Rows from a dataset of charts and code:
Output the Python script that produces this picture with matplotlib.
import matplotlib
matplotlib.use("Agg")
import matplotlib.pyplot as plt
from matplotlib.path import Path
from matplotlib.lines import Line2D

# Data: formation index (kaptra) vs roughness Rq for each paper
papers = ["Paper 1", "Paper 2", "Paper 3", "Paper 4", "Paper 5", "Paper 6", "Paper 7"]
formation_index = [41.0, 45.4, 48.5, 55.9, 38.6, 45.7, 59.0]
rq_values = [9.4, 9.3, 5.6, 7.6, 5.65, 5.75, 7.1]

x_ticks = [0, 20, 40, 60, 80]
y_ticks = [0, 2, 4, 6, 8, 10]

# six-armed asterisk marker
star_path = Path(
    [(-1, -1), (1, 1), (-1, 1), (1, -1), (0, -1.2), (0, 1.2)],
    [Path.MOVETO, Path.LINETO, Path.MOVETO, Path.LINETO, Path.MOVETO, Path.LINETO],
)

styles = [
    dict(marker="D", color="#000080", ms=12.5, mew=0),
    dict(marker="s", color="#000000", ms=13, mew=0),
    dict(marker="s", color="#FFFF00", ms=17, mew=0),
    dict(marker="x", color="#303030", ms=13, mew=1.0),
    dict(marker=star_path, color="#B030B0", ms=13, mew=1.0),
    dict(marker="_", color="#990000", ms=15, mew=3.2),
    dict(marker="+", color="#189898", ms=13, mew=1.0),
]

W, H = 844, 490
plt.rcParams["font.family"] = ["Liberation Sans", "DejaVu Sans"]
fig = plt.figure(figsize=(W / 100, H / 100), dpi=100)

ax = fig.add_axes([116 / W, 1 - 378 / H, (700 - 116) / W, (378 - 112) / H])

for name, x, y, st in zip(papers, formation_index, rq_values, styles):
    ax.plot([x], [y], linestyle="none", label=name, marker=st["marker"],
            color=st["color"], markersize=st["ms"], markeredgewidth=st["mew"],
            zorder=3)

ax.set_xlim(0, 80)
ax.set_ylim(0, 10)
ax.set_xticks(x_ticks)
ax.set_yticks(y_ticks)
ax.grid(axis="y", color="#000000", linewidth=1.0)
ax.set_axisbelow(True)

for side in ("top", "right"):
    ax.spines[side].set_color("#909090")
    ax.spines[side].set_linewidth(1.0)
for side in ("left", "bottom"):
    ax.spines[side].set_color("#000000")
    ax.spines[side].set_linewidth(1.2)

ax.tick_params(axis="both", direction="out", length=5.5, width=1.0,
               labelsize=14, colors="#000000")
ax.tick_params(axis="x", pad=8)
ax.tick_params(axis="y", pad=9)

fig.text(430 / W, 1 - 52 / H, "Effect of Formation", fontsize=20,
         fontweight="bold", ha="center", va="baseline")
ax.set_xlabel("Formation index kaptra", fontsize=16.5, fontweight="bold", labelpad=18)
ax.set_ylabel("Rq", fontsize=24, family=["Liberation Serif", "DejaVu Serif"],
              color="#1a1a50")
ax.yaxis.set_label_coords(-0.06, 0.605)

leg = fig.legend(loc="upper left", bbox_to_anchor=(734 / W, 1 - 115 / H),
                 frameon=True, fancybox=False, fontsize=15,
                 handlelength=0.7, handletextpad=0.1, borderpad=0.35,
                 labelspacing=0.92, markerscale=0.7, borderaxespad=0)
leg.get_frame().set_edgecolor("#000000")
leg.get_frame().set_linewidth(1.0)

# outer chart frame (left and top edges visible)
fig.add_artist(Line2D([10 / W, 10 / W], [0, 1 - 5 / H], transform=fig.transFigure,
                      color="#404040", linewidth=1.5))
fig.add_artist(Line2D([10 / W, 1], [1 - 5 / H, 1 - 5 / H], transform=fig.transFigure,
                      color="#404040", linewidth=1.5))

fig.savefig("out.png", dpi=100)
...
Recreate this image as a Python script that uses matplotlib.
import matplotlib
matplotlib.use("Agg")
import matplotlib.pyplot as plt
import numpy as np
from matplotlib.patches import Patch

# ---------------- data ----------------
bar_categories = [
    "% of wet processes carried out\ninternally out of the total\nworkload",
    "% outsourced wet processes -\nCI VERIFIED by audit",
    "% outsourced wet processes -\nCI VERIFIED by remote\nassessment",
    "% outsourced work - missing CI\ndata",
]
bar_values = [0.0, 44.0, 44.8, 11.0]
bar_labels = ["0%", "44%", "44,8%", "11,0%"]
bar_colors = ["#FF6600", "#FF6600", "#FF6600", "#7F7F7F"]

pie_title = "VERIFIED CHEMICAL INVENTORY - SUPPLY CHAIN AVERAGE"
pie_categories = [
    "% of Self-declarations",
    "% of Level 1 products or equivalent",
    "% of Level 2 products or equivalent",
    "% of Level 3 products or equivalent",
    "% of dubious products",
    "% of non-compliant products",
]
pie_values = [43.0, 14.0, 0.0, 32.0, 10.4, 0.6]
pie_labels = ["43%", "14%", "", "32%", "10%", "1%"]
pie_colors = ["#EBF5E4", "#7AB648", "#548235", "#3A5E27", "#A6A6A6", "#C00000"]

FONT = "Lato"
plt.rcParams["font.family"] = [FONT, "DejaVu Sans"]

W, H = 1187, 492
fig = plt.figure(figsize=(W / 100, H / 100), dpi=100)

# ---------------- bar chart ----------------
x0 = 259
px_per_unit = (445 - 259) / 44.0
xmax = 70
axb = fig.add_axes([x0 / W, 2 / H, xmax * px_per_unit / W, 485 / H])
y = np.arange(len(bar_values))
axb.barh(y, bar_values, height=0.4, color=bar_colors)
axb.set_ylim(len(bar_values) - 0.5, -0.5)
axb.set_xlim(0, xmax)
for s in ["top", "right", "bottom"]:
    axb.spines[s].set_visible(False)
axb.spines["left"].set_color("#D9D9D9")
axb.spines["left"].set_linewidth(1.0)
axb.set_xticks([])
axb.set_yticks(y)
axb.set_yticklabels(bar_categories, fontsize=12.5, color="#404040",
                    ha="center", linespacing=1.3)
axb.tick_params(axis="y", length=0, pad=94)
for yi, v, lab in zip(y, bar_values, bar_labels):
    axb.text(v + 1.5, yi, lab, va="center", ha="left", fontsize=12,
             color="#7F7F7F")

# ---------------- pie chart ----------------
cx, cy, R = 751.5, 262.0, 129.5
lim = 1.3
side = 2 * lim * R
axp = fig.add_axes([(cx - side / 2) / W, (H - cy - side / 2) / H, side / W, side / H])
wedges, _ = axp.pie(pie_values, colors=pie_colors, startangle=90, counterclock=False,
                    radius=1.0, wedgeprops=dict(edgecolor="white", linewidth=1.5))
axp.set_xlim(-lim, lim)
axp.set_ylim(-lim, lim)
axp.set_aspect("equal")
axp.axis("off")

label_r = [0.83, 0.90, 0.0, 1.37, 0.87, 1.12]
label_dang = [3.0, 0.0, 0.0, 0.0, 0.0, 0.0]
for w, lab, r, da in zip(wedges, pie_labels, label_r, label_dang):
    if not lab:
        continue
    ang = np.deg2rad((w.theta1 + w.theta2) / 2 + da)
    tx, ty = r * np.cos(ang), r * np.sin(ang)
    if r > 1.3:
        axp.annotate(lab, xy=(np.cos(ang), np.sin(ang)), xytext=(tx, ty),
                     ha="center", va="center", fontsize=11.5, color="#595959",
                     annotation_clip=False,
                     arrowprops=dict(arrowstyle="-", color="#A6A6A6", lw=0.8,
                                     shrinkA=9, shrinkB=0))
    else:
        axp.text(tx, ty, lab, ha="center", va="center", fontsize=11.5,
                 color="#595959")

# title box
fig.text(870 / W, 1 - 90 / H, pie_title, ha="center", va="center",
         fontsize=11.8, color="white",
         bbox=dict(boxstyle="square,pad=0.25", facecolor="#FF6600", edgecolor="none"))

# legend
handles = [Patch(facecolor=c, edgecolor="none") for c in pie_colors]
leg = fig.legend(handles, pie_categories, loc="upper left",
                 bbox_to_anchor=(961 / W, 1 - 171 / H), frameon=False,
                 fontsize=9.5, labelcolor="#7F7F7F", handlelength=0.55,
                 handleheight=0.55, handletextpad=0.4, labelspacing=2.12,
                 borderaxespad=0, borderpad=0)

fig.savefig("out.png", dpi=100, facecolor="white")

§ **THE EXERCISE**
Search the material above for "that". Pull out each line where it shows up.

§ **EXERCISE ANSWER**
Output the Python script that produces this picture with matplotlib.
Recreate this image as a Python script that uses matplotlib.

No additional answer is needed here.